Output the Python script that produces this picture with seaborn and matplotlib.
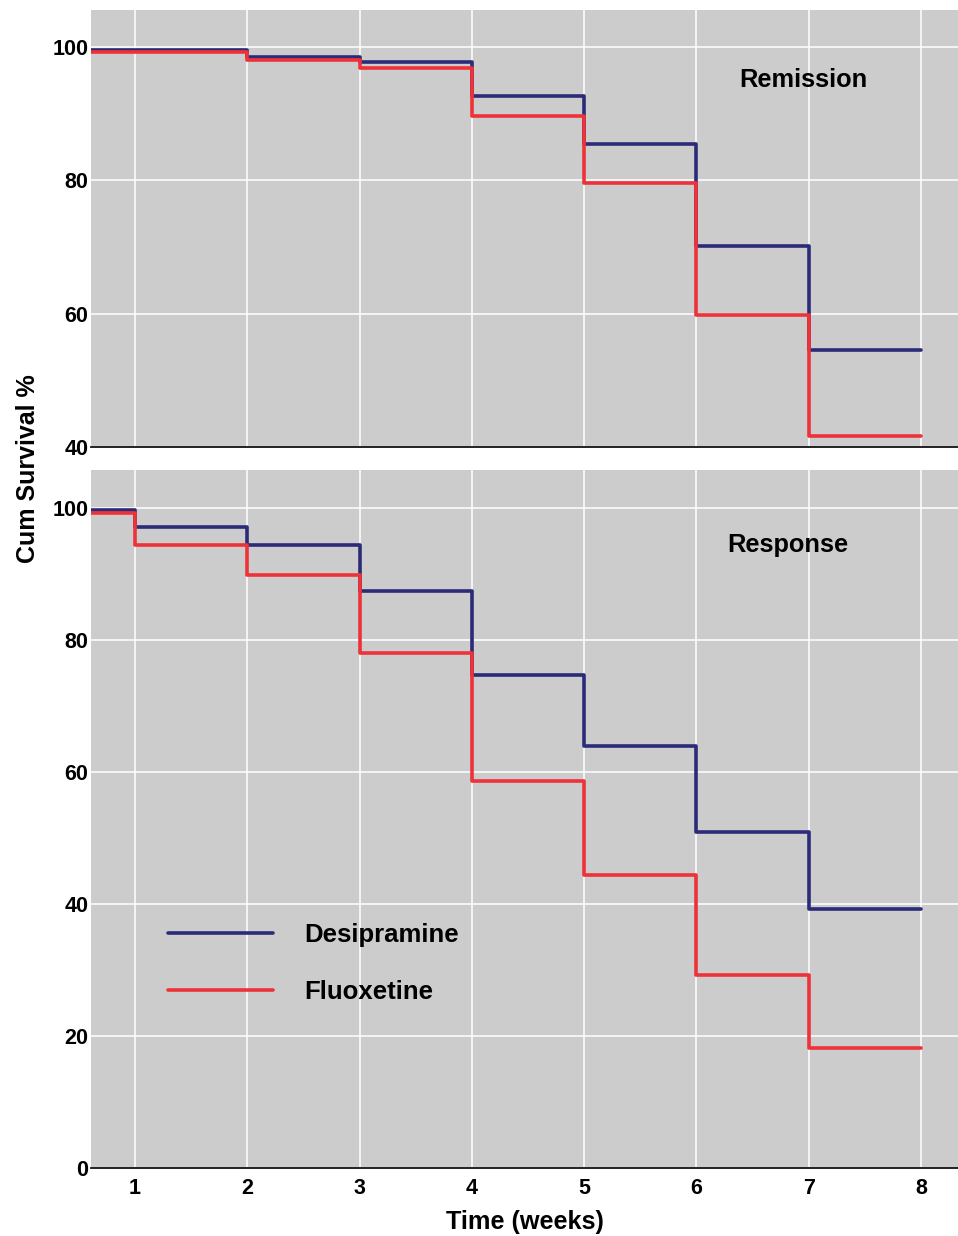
import matplotlib
matplotlib.use("Agg")
import matplotlib.pyplot as plt
import pandas as pd
import seaborn as sns

# week index; each value holds from that week until the next one
weeks = [0, 1, 2, 3, 4, 5, 6, 7, 8]

remission_desipramine = [99.5, 99.5, 98.5, 97.7, 92.7, 85.4, 70.1, 54.6, 54.6]
remission_fluoxetine = [99.2, 99.2, 98.0, 96.9, 89.7, 79.6, 59.8, 41.6, 41.6]

response_desipramine = [99.8, 97.1, 94.4, 87.4, 74.8, 64.0, 51.0, 39.3, 39.3]
response_fluoxetine = [99.3, 94.5, 89.9, 78.0, 58.7, 44.4, 29.2, 18.2, 18.2]

drugs = ["Desipramine", "Fluoxetine"]
colors = {"Desipramine": "#2b2b78", "Fluoxetine": "#ee3239"}
x_ticks = [1, 2, 3, 4, 5, 6, 7, 8]
top_y_ticks = [40, 60, 80, 100]
bottom_y_ticks = [0, 20, 40, 60, 80, 100]


def long_frame(desi, fluo):
    return pd.DataFrame({
        "Week": weeks + weeks,
        "Survival": desi + fluo,
        "Drug": [drugs[0]] * len(weeks) + [drugs[1]] * len(weeks),
    })


sns.set_theme(style="darkgrid", rc={
    "axes.facecolor": "#cccccc",
    "grid.color": "white",
    "grid.linewidth": 1.1,
    "axes.edgecolor": "#111111",
    "text.color": "black",
    "axes.labelcolor": "black",
    "xtick.color": "black",
    "ytick.color": "black",
})
plt.rcParams["font.family"] = ["Liberation Sans", "DejaVu Sans"]
plt.rcParams["font.weight"] = "bold"

fig = plt.figure(figsize=(9.58, 12.36), dpi=100)
ax_top = fig.add_axes([0.095, 0.6384, 0.905, 0.3535])
ax_bot = fig.add_axes([0.095, 0.0550, 0.905, 0.5647])

panels = [
    (ax_top, long_frame(remission_desipramine, remission_fluoxetine), "Remission", (40, 105.55), top_y_ticks, (6.95, 95.1)),
    (ax_bot, long_frame(response_desipramine, response_fluoxetine), "Response", (0, 105.8), bottom_y_ticks, (6.81, 94.4)),
]

for ax, df, title, ylim, yticks, txt_pos in panels:
    sns.lineplot(data=df, x="Week", y="Survival", hue="Drug", palette=colors,
                 drawstyle="steps-post", linewidth=2.6, ax=ax, legend=(ax is ax_bot))
    ax.set_xlim(0.608, 8.33)
    ax.set_ylim(*ylim)
    ax.set_xticks(x_ticks)
    ax.set_yticks(yticks)
    ax.set_xlabel("")
    ax.set_ylabel("")
    for side in ["top", "left", "right"]:
        ax.spines[side].set_visible(False)
    ax.spines["bottom"].set_visible(True)
    ax.spines["bottom"].set_linewidth(1.3)
    ax.tick_params(axis="both", length=0, labelsize=15.5)
    ax.tick_params(axis="y", pad=2)
    ax.tick_params(axis="x", pad=7)
    for lab in ax.get_xticklabels() + ax.get_yticklabels():
        lab.set_fontweight("bold")
    ax.text(txt_pos[0], txt_pos[1], title, ha="center", va="center",
            fontsize=18.3, fontweight="bold", color="black")

ax_top.set_xticklabels([])

handles, labels = ax_bot.get_legend_handles_labels()
ax_bot.legend(handles, labels, loc="center left", bbox_to_anchor=(0.062, 0.293),
              frameon=False, handlelength=4.1, handletextpad=1.2, labelspacing=1.3,
              prop={"size": 18.5, "weight": "bold"})

ax_bot.set_xlabel("Time (weeks)", fontsize=18.2, fontweight="bold", labelpad=8)
fig.text(0.029, 0.621, "Cum Survival %", rotation=90, ha="center", va="center",
         fontsize=18, fontweight="bold")

fig.savefig("out.png", dpi=100)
········
**Requirement:**
Look at the listing and set down only the lines from its start through the line with "ax_bot = fig.add_axes([0.095, 0.0550, 0.905, 0.5647])", word for word and without pictures.

**The completed task:**
Output the Python script that produces this picture with seaborn and matplotlib.
import matplotlib
matplotlib.use("Agg")
import matplotlib.pyplot as plt
import pandas as pd
import seaborn as sns

# week index; each value holds from that week until the next one
weeks = [0, 1, 2, 3, 4, 5, 6, 7, 8]

remission_desipramine = [99.5, 99.5, 98.5, 97.7, 92.7, 85.4, 70.1, 54.6, 54.6]
remission_fluoxetine = [99.2, 99.2, 98.0, 96.9, 89.7, 79.6, 59.8, 41.6, 41.6]

response_desipramine = [99.8, 97.1, 94.4, 87.4, 74.8, 64.0, 51.0, 39.3, 39.3]
response_fluoxetine = [99.3, 94.5, 89.9, 78.0, 58.7, 44.4, 29.2, 18.2, 18.2]

drugs = ["Desipramine", "Fluoxetine"]
colors = {"Desipramine": "#2b2b78", "Fluoxetine": "#ee3239"}
x_ticks = [1, 2, 3, 4, 5, 6, 7, 8]
top_y_ticks = [40, 60, 80, 100]
bottom_y_ticks = [0, 20, 40, 60, 80, 100]


def long_frame(desi, fluo):
    return pd.DataFrame({
        "Week": weeks + weeks,
        "Survival": desi + fluo,
        "Drug": [drugs[0]] * len(weeks) + [drugs[1]] * len(weeks),
    })


sns.set_theme(style="darkgrid", rc={
    "axes.facecolor": "#cccccc",
    "grid.color": "white",
    "grid.linewidth": 1.1,
    "axes.edgecolor": "#111111",
    "text.color": "black",
    "axes.labelcolor": "black",
    "xtick.color": "black",
    "ytick.color": "black",
})
plt.rcParams["font.family"] = ["Liberation Sans", "DejaVu Sans"]
plt.rcParams["font.weight"] = "bold"

fig = plt.figure(figsize=(9.58, 12.36), dpi=100)
ax_top = fig.add_axes([0.095, 0.6384, 0.905, 0.3535])
ax_bot = fig.add_axes([0.095, 0.0550, 0.905, 0.5647])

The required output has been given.